Dworzec raczej nie na czas
Problemy z remontem dworca pojawiły się w lipcu w związku z przebudową peronu nr 3. Ostatecznie został on zamknięty we wrześniu. Teraz trwają tam prace remontowe, ale nie wiadomo czy zostaną zakończone zgodnie z planem. - W tym wypadku wszystko zależy od pogody. Dzięki temu, że zamknęliśmy peron we wrześniu i aura nam dopisywała udało się przeprowadzić najtrudniejsze prace. Teraz prowadzone będą prace nad nawierzchnią oraz zadaszeniem i liczymy, że jeśli nie będzie zbyt wielkiego mrozu, to peron zostanie otwarty pod koniec maja – powiedział dyrektor projektu PKP S.A. Tomasz Lisiecki.
W grudniu ma zostać uruchomiony remontowany peron nr 1, a przed Wielkanocą peron nr 2. Remont wrocławskiego Dworca Głównego ma się zakończyć w połowie przyszłego roku. Wykonawcą jest konsorcjum pod przewodnictwem firmy Budimex SA. Inwestycja zakłada m.in. remont budynku dworca, placu przed obiektem, peronów i wiat. Koszt inwestycji to ok. 360 mln zł.
Z S-8 też nie zdążą, tłumaczą to orłem bielikiem
Opóźnienie na budowie ponad 20-kilometrowego odcinka trasy S-8 z Oleśnicy do Sycowa wynika z kolei z faktu, że w okolicy budowy odkryte zostały siedliska orła bielika. Z tego powodu konieczne było wstrzymanie prac na czas trwania okresu lęgowego. - Nie mamy gwarancji, że trasa ta będzie przejezdna do Euro 2012, ale jeśli okres zimowy byłby krótki, to wykonawca mógłby przyspieszyć prace.
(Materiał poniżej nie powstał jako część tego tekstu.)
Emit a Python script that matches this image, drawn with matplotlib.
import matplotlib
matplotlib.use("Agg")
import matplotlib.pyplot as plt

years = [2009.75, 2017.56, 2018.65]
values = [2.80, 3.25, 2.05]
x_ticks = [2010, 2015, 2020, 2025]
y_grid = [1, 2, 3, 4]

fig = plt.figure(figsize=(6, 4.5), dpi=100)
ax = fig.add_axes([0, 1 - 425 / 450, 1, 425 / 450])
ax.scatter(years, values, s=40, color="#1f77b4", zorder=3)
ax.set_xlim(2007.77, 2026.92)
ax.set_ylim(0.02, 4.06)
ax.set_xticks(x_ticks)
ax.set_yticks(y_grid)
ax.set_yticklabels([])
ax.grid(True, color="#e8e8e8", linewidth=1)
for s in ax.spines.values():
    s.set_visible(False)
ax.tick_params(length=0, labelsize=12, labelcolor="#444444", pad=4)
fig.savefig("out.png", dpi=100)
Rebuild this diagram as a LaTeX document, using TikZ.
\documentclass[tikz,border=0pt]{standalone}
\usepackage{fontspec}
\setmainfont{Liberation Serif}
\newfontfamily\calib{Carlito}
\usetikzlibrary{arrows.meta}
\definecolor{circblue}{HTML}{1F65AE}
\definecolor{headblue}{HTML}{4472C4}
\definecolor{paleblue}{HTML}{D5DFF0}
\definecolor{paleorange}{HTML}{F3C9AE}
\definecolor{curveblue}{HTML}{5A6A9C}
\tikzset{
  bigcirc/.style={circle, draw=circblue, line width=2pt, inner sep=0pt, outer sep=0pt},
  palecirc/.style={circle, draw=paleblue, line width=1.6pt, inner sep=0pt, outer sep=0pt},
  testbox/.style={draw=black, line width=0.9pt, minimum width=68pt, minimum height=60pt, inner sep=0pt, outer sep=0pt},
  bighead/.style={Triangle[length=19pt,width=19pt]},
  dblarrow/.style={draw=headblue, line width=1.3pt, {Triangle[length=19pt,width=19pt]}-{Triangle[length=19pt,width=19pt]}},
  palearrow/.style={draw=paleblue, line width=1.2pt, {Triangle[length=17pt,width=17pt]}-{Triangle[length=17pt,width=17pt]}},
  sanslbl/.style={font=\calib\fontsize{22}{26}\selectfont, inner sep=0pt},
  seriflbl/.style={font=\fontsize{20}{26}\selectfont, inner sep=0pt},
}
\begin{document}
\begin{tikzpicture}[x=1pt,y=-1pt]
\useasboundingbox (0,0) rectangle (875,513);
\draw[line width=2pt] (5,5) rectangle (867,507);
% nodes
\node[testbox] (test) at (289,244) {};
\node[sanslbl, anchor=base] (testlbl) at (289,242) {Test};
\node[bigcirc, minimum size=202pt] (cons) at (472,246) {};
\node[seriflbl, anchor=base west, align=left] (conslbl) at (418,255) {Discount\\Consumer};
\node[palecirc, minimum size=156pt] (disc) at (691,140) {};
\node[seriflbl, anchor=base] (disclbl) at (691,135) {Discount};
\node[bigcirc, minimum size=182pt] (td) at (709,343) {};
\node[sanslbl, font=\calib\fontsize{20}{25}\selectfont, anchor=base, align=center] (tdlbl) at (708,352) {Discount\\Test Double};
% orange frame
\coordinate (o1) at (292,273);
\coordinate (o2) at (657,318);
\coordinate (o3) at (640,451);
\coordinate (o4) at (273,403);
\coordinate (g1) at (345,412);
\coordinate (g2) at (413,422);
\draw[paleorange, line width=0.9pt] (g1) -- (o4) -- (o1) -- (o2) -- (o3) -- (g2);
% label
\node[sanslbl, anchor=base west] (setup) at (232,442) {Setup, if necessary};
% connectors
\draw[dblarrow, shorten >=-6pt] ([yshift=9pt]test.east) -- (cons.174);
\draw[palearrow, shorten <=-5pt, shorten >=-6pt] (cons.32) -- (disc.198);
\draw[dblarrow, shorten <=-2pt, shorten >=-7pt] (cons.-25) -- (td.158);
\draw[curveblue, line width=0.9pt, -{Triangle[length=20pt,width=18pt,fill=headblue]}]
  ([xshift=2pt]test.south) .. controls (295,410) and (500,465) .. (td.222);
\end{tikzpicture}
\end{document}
Obecnie zakładamy jedynie, że odcinek trasy S-8 z Wrocławia do Oleśnicy będzie gotowy – powiedział wojewoda dolnośląski Aleksander Marek Skorupa.
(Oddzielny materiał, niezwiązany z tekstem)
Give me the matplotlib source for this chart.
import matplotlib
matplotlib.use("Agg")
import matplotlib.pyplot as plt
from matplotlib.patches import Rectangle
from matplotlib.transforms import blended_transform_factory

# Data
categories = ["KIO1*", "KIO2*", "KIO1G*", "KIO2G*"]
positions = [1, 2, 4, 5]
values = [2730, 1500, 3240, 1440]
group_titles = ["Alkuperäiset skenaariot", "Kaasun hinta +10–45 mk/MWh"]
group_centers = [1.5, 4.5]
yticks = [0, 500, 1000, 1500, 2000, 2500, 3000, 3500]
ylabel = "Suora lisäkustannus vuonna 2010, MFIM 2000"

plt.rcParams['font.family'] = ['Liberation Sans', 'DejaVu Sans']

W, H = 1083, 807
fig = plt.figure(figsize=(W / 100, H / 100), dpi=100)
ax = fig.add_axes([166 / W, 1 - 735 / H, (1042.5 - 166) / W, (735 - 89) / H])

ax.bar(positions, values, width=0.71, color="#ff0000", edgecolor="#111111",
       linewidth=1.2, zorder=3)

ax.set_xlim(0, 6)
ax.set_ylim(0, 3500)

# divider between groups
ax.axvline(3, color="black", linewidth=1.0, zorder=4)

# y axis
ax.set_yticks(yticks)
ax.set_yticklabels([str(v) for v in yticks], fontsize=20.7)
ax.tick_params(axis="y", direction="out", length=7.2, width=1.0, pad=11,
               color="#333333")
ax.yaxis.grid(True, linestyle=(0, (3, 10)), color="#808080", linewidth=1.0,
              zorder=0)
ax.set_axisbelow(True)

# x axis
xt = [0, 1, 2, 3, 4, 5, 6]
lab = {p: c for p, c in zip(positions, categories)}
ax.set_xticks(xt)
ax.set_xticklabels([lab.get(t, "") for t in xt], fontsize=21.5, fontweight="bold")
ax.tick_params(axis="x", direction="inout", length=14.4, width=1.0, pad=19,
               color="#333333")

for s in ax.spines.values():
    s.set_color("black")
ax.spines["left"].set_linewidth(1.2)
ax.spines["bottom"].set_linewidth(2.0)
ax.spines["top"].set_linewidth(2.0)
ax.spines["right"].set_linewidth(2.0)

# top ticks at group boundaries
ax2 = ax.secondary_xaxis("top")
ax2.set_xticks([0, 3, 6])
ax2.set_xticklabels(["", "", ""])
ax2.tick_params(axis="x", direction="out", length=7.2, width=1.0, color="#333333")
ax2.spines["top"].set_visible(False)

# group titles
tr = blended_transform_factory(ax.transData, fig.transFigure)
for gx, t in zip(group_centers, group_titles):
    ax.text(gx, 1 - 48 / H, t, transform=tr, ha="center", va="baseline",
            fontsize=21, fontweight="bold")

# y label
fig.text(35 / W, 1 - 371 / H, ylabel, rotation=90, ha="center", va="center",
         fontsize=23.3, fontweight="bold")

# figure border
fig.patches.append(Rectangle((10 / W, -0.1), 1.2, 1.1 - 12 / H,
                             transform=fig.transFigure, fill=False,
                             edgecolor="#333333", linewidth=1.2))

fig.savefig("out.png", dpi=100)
Do końca grudnia mają się natomiast zakończyć wszystkie prace budowlane na nowym stadionie piłkarskim we Wrocławiu, choć pierwotnie zakładano, że będą one trwały do końca października. Wiceprezydent Wrocławia Maciej Bluj przyznał, że wykonawca robót w momencie przejęcia placu budowy w zimie ubiegłego roku „chyba niewłaściwie oszacował, to co było pod śniegiem, wystąpiły także pewne zmiany geologiczne, których wcześniej nie zauważono".
Pytany czy w związku z opóźnieniem na wykonawcę nałożona zostanie jakaś kara, Bluj odpowiedział, że rozmowy w tej sprawie są prowadzone. - Wykonawca zgłaszał wcześniej roszczenia terminowe związane z tym, że część rzeczy była od niego niezależna. Jeśli rzeczywiście tak było, to nie może być mowy o karze, ale jeśli okaże się, że jest czemuś winien, to wtedy odpowie zgodnie z kontraktem – dodał wiceprezydent.
"Bo wzrósł poziom wód"
Z kolei nowy terminal lotniczy zostanie oddany do użytku najprawdopodobniej na przełomie lutego i marca 2012 r. Oficjalny powód opóźnienia to wzrost poziomu wód gruntowych. W marcu ma być gotowa nowa linia szybkiego tramwaju Plus łącząca stadion piłkarski z centrum miasta.